In the evening, I finished the body of the v-neck vest (to my surprise), did a three-needle bind off on the shoulders, picked up stitches around the neck and knit a couple of rounds of ribbing. For the pick-up, I did a careful one-two-three skip down one side and up the other, as advised, without counting higher than four. To my astonishment I wound up with exactly the same number of stitches on each side. My memory is that when I am aiming at a specific total, it is much easier to achieve it on one side than on the other.

Vicki Square’s kimono book turned up yesterday – the first one. It’s good. She starts with the history of the kimono, and its basic construction, and then provides a dozen or more variations on the theme. Even flipping through the pages, one is inspired to seize the elements and reconstruct them to one’s heart’s desire. Might this be the stage for my ever-receding Koigu masterpiece?
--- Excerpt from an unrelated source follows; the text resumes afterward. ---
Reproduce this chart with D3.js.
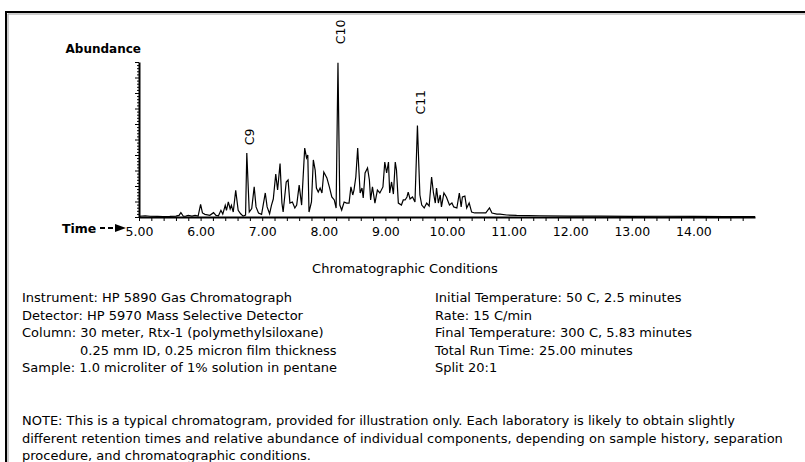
<!DOCTYPE html>
<html><head><meta charset="utf-8">
<script src="https://cdn.jsdelivr.net/npm/d3@7"></script>
<style>
body{margin:0;background:#fff;}
svg{display:block;}
text{font-family:"DejaVu Sans",sans-serif;fill:#000;}
</style></head><body>
<svg id="c" width="805" height="462"></svg>
<script>
// ---- data (retention time in minutes, relative abundance in %) ----
const times = [5.00,5.10,5.18,5.30,5.39,5.50,5.60,5.65,5.68,5.72,5.76,5.80,5.86,5.91,5.96,
6.00,6.03,6.07,6.15,6.21,6.25,6.29,6.33,6.36,6.40,6.42,6.45,6.48,6.50,6.53,6.57,6.61,6.65,6.69,6.73,
6.75,6.79,6.83,6.87,6.90,6.94,6.99,7.05,7.08,7.12,7.15,7.18,7.22,7.25,7.29,7.32,7.34,7.39,7.42,7.45,
7.49,7.53,7.56,7.60,7.64,7.69,7.72,7.74,7.76,7.80,7.83,7.86,7.88,7.91,7.94,7.97,8.00,8.05,8.09,8.13,
8.17,8.20,8.23,8.26,8.29,8.33,8.37,8.41,8.44,8.47,8.49,8.52,8.55,8.59,8.62,8.64,8.67,8.71,8.74,8.76,
8.79,8.83,8.87,8.91,8.96,8.99,9.02,9.05,9.07,9.10,9.13,9.16,9.18,9.21,9.26,9.29,9.32,9.35,9.37,9.40,
9.44,9.48,9.52,9.56,9.59,9.63,9.67,9.71,9.75,9.78,9.81,9.83,9.86,9.89,9.91,9.95,9.99,10.04,10.08,10.11,
10.16,10.20,10.23,10.25,10.29,10.32,10.36,10.40,10.45,10.54,10.59,10.63,10.69,10.73,10.81,10.86,10.97,
11.13,11.50,12.00,12.50,13.00,13.50,14.00,14.50,15.00];
const abundance = [0.5,0.8,0.5,0.4,0.3,0.4,0.6,1.0,2.8,0.5,0.6,1.0,0.6,1.0,0.6,
8.2,2.6,1.7,1.1,2.8,1.0,0.8,4.3,1.9,7.5,4.3,9.7,5.2,7.5,3.2,17.2,4.3,2.1,0.6,1.3,
41.3,3.2,5.4,19.4,6.5,2.6,1.7,15.5,6.5,2.1,7.5,11.6,27.7,17.4,34.5,9.0,3.2,22.6,23.9,9.0,
9.7,5.8,7.7,20.6,7.7,44.5,38.1,40.0,3.2,9.7,36.8,30.3,18.7,16.1,18.7,15.5,29.0,25.2,19.4,12.9,
11.0,5.8,99.5,7.7,4.5,9.7,9.0,9.0,19.4,14.2,17.4,25.8,44.5,15.5,18.7,12.3,28.4,31.6,23.9,11.0,
19.4,9.0,17.4,15.5,19.4,35.5,28.4,35.5,15.5,22.6,14.8,35.5,30.3,9.0,7.7,11.0,11.0,12.9,16.1,11.6,
12.9,9.7,59.0,14.2,7.7,5.8,9.0,7.1,25.8,15.5,9.0,18.7,9.0,14.2,6.5,15.5,12.9,7.7,9.0,6.5,
5.8,15.5,6.5,12.9,13.5,5.8,9.0,3.2,2.6,2.6,2.6,2.6,5.8,2.6,1.9,1.9,1.3,
1.0,0.8,0.6,0.6,0.4,0.5,0.4,0.3,0.3];
const peakNames = ["C9","C10","C11"];
const peakTimes = [6.75, 8.23, 9.52];
const xTickValues = [5,6,7,8,9,10,11,12,13,14];
const xTickLabels = ["5.00","6.00","7.00","8.00","9.00","10.00","11.00","12.00","13.00","14.00"];
const yAxisTitle = "Abundance";
const xAxisTitle = "Time";
const conditionsTitle = "Chromatographic Conditions";
const conditionsLeft = ["Instrument: HP 5890 Gas Chromatograph","Detector: HP 5970 Mass Selective Detector",
  "Column: 30 meter, Rtx-1 (polymethylsiloxane)","0.25 mm ID, 0.25 micron film thickness",
  "Sample: 1.0 microliter of 1% solution in pentane"];
const conditionsRight = ["Initial Temperature: 50 C, 2.5 minutes","Rate: 15 C/min",
  "Final Temperature: 300 C, 5.83 minutes","Total Run Time: 25.00 minutes","Split 20:1"];
const noteLines = ["NOTE: This is a typical chromatogram, provided for illustration only. Each laboratory is likely to obtain slightly",
  "different retention times and relative abundance of individual components, depending on sample history, separation",
  "procedure, and chromatographic conditions."];

// ---- drawing ----
const svg = d3.select("#c");
const W = 805, H = 462;
svg.append("rect").attr("width",W).attr("height",H).attr("fill","#fff");

// frame (top and left edges)
svg.append("path").attr("d","M6,462V12H805").attr("fill","none").attr("stroke","#000").attr("stroke-width",2);
svg.append("path").attr("d","M8,462V14H805").attr("fill","none").attr("stroke","#999").attr("stroke-width",1);

const x = d3.scaleLinear().domain([5,15]).range([139,755]);
const y = d3.scaleLinear().domain([0,100]).range([217,62]);

// x axis
const xMinor = d3.range(0,50).map(i => 5 + i*0.2);
const gx = svg.append("g").attr("transform","translate(0,217)")
  .call(d3.axisBottom(x).tickValues(xMinor).tickSize(4).tickSizeOuter(0).tickFormat(()=>""));
gx.select(".domain").attr("stroke-width",2);
gx.selectAll(".tick line").attr("stroke-width",1);
const gxl = svg.append("g").attr("transform","translate(0,217)")
  .call(d3.axisBottom(x).tickValues(xTickValues).tickSize(0).tickPadding(10)
    .tickFormat((d,i)=>xTickLabels[i]));
gxl.select(".domain").remove();
gxl.selectAll("text").attr("font-size",12.5).attr("font-family",null);

// y axis
const yTicks = d3.range(0,51).map(i => i*2);
const gy = svg.append("g").attr("transform","translate(139,0)")
  .call(d3.axisLeft(y).tickValues(yTicks).tickSizeOuter(0).tickFormat(()=>""));
gy.select(".domain").attr("stroke-width",2);
gy.selectAll(".tick line").attr("x2", d => (d % 10 === 0) ? -4 : -2).attr("stroke-width",1);

// axis titles
svg.append("text").attr("x",141).attr("y",53).attr("text-anchor","end")
  .attr("font-weight","bold").attr("font-size",12).text(yAxisTitle);
svg.append("text").attr("x",62).attr("y",233)
  .attr("font-weight","bold").attr("font-size",12.5).text(xAxisTitle);
svg.append("path").attr("d","M100,228H105M108,228H113").attr("stroke","#000").attr("stroke-width",1.8);
svg.append("path").attr("d","M115,224L126,228L115,232Z").attr("fill","#000");

// trace
const pts = times.map((t,i)=>[t, abundance[i]]);
svg.append("path").datum(pts)
  .attr("d", d3.line().x(d=>x(d[0])).y(d=>y(d[1])))
  .attr("fill","none").attr("stroke","#000").attr("stroke-width",1.2).attr("stroke-linejoin","miter");

// peak labels
peakNames.forEach((name,i)=>{
  const idx = d3.minIndex(times, t => Math.abs(t - peakTimes[i]));
  const px = x(times[idx]) + 3, py = y(abundance[idx]*1.12);
  svg.append("text").attr("transform",`translate(${px},${py}) rotate(-90)`)
    .attr("dominant-baseline","central").attr("font-size",12.5).text(name);
});

// conditions text
svg.append("text").attr("x",405).attr("y",273).attr("text-anchor","middle").attr("font-size",13).text(conditionsTitle);
const rowY = d3.scaleLinear().domain([0,1]).range([302,319.5]);
conditionsLeft.forEach((s,i)=>{
  svg.append("text").attr("x", i===3 ? 80 : 22).attr("y",rowY(i)).attr("font-size",13).text(s);
});
conditionsRight.forEach((s,i)=>{
  svg.append("text").attr("x",435).attr("y",rowY(i)).attr("font-size",13).text(s);
});
noteLines.forEach((s,i)=>{
  svg.append("text").attr("x",22).attr("y",425+i*17.5).attr("font-size",13).text(s);
});
</script>
</body></html>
We had no mail delivered last Friday. Any other day of the week, one might shrug (suspiciously) and say, well, maybe no one wrote to us. But the Economist always comes on Friday. It didn’t, and hasn’t turned up subsequently. I think last week’s New Yorker is missing as well. I was worried about “The Knitter’s Book of Socks” which I will need for the Great Sock Session to come, but Amazon says that’s due today.

Yesterday I was successful in collaring our excellent postwoman. Friday was her day off, she said – no surprise there. She’s now on the case. 

2 comments:

  1. Yes, the centre of Edinburgh is a mess, and I was caught out yesterday when I bus I was on unexpectedly turned onto Queen St. It does set ones teeth on edge, when buses change their habits like that.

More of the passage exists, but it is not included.